* start *

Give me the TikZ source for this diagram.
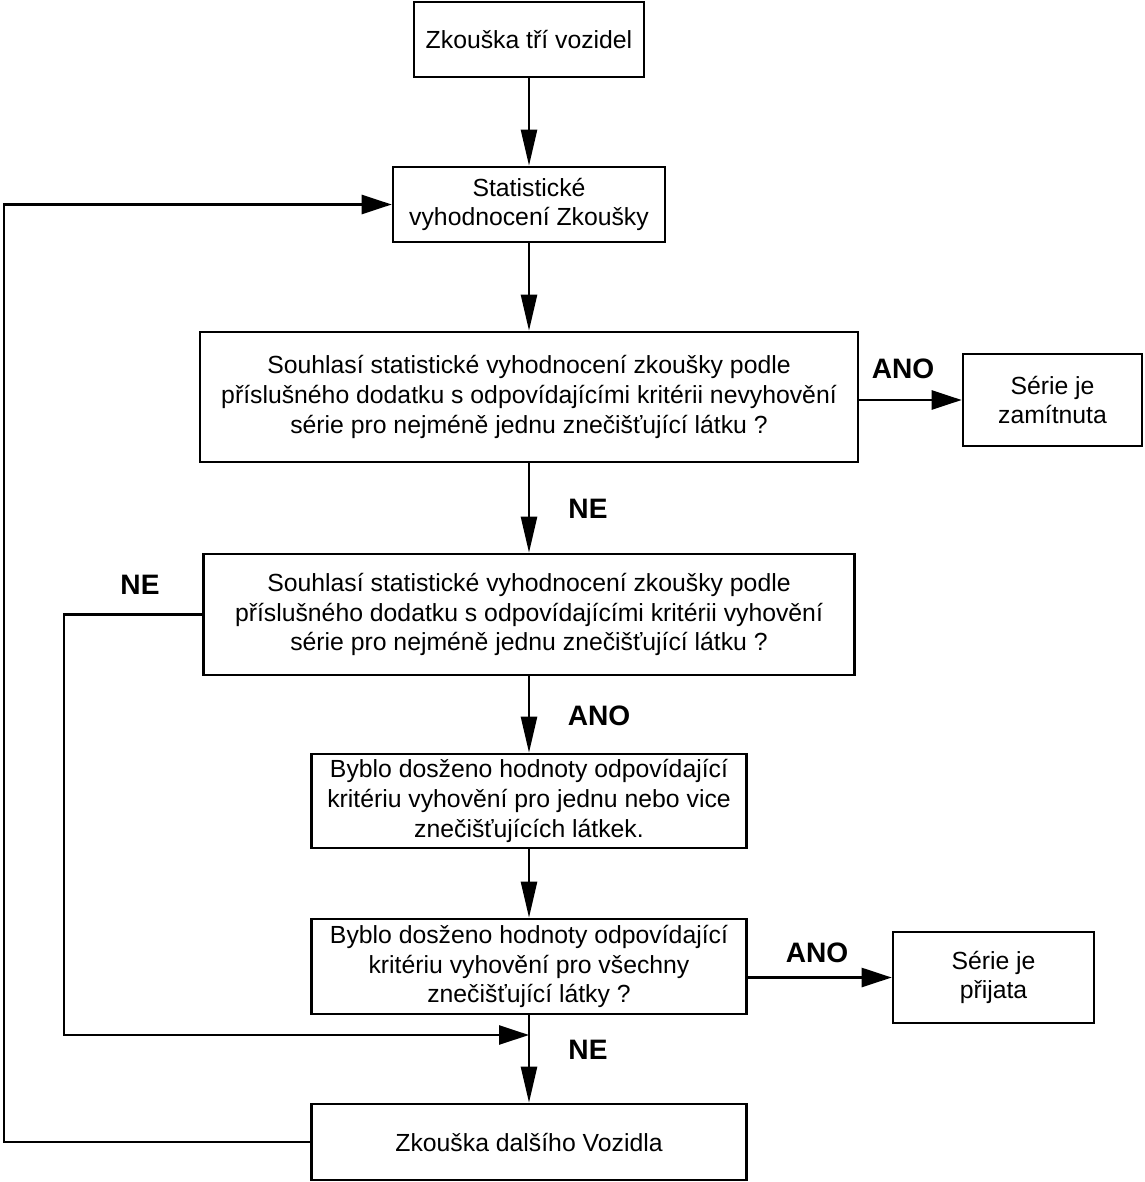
\documentclass[tikz,border=0pt]{standalone}
\usepackage{fontspec}
\setmainfont{Liberation Sans}
\usetikzlibrary{arrows.meta}

\begin{document}
\begin{tikzpicture}[x=0.02cm, y=-0.02cm,
  box/.style={draw, line width=1.5pt, align=center, inner sep=0pt,
    font=\fontsize{14.1}{17}\selectfont},
  lbl/.style={font=\fontsize{16}{18}\selectfont\bfseries},
  arrv/.style={line width=1.4pt, -{Triangle[length=0.72cm, width=0.32cm]}},
  arrh/.style={line width=1.4pt, -{Triangle[length=0.6cm, width=0.38cm]}}]
\useasboundingbox (0,0) rectangle (1144,1182);
% boxes
\node[box, minimum width=4.6cm, minimum height=1.5cm] (start) at (529,39.5) {Zkouška tří vozidel};
\node[box, minimum width=5.44cm, minimum height=1.5cm] (stat) at (529,204.5) {Statistické\\vyhodnocení Zkoušky};
\node[box, minimum width=13.16cm, minimum height=2.6cm] (fail) at (529,397) {Souhlasí statistické vyhodnocení zkoušky podle\\příslušného dodatku s odpovídajícími kritérii nevyhovění\\série pro nejméně jednu znečišťující látku ?};
\node[box, minimum width=3.58cm, minimum height=1.84cm] (reject) at (1052.5,400) {Série je\\zamítnuta};
\node[box, minimum width=13.02cm, minimum height=2.42cm] (pass) at (529,614.5) {Souhlasí statistické vyhodnocení zkoušky podle\\příslušného dodatku s odpovídajícími kritérii vyhovění\\série pro nejméně jednu znečišťující látku ?};
\node[box, minimum width=8.7cm, minimum height=1.88cm] (some) at (529,801) {Byblo dosženo hodnoty odpovídající\\kritériu vyhovění pro jednu nebo vice\\znečišťujících látkek.};
\node[box, minimum width=8.7cm, minimum height=1.9cm] (all) at (529,966.5) {Byblo dosženo hodnoty odpovídající\\kritériu vyhovění pro všechny\\znečišťující látky ?};
\node[box, minimum width=4.02cm, minimum height=1.82cm] (accept) at (993.5,977.5) {Série je\\přijata};
\node[box, minimum width=8.7cm, minimum height=1.52cm] (next) at (529,1142) {Zkouška dalšího Vozidla};
% labels
\node[lbl] (ano1) at (903,369) {ANO};
\node[lbl] (ne1) at (588,509) {NE};
\node[lbl] (ne2) at (140,585) {NE};
\node[lbl] (ano2) at (599,716) {ANO};
\node[lbl] (ano3) at (817,953) {ANO};
\node[lbl] (ne3) at (588,1050) {NE};
% connectors
\coordinate (loopa) at (4,1142);
\coordinate (loopb) at (64,1035);
\coordinate (merge) at (529,1035);
\draw[arrv] (start) -- (stat);
\draw[arrv] (stat) -- (fail);
\draw[arrh] (fail.east |- reject.west) -- (reject.west);
\draw[arrv] (fail) -- (pass);
\draw[arrv] (pass) -- (some);
\draw[arrv] (some) -- (all);
\draw[arrh] (all.east |- accept.west) -- (accept.west);
\draw[arrv] (all) -- (next);
\draw[arrh] (pass.west) -| (loopb) -- (merge);
\draw[arrh] (next.west) -- (loopa) |- (stat.west);
\end{tikzpicture}
\end{document}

* end *

▶ WRITTEN TASK
Output the lines above in full and exactly as given, omitting any pictures.

▶ EXPECTED OUTPUT
Give me the TikZ source for this diagram.
\documentclass[tikz,border=0pt]{standalone}
\usepackage{fontspec}
\setmainfont{Liberation Sans}
\usetikzlibrary{arrows.meta}

\begin{document}
\begin{tikzpicture}[x=0.02cm, y=-0.02cm,
  box/.style={draw, line width=1.5pt, align=center, inner sep=0pt,
    font=\fontsize{14.1}{17}\selectfont},
  lbl/.style={font=\fontsize{16}{18}\selectfont\bfseries},
  arrv/.style={line width=1.4pt, -{Triangle[length=0.72cm, width=0.32cm]}},
  arrh/.style={line width=1.4pt, -{Triangle[length=0.6cm, width=0.38cm]}}]
\useasboundingbox (0,0) rectangle (1144,1182);
% boxes
\node[box, minimum width=4.6cm, minimum height=1.5cm] (start) at (529,39.5) {Zkouška tří vozidel};
\node[box, minimum width=5.44cm, minimum height=1.5cm] (stat) at (529,204.5) {Statistické\\vyhodnocení Zkoušky};
\node[box, minimum width=13.16cm, minimum height=2.6cm] (fail) at (529,397) {Souhlasí statistické vyhodnocení zkoušky podle\\příslušného dodatku s odpovídajícími kritérii nevyhovění\\série pro nejméně jednu znečišťující látku ?};
\node[box, minimum width=3.58cm, minimum height=1.84cm] (reject) at (1052.5,400) {Série je\\zamítnuta};
\node[box, minimum width=13.02cm, minimum height=2.42cm] (pass) at (529,614.5) {Souhlasí statistické vyhodnocení zkoušky podle\\příslušného dodatku s odpovídajícími kritérii vyhovění\\série pro nejméně jednu znečišťující látku ?};
\node[box, minimum width=8.7cm, minimum height=1.88cm] (some) at (529,801) {Byblo dosženo hodnoty odpovídající\\kritériu vyhovění pro jednu nebo vice\\znečišťujících látkek.};
\node[box, minimum width=8.7cm, minimum height=1.9cm] (all) at (529,966.5) {Byblo dosženo hodnoty odpovídající\\kritériu vyhovění pro všechny\\znečišťující látky ?};
\node[box, minimum width=4.02cm, minimum height=1.82cm] (accept) at (993.5,977.5) {Série je\\přijata};
\node[box, minimum width=8.7cm, minimum height=1.52cm] (next) at (529,1142) {Zkouška dalšího Vozidla};
% labels
\node[lbl] (ano1) at (903,369) {ANO};
\node[lbl] (ne1) at (588,509) {NE};
\node[lbl] (ne2) at (140,585) {NE};
\node[lbl] (ano2) at (599,716) {ANO};
\node[lbl] (ano3) at (817,953) {ANO};
\node[lbl] (ne3) at (588,1050) {NE};
% connectors
\coordinate (loopa) at (4,1142);
\coordinate (loopb) at (64,1035);
\coordinate (merge) at (529,1035);
\draw[arrv] (start) -- (stat);
\draw[arrv] (stat) -- (fail);
\draw[arrh] (fail.east |- reject.west) -- (reject.west);
\draw[arrv] (fail) -- (pass);
\draw[arrv] (pass) -- (some);
\draw[arrv] (some) -- (all);
\draw[arrh] (all.east |- accept.west) -- (accept.west);
\draw[arrv] (all) -- (next);
\draw[arrh] (pass.west) -| (loopb) -- (merge);
\draw[arrh] (next.west) -- (loopa) |- (stat.west);
\end{tikzpicture}
\end{document}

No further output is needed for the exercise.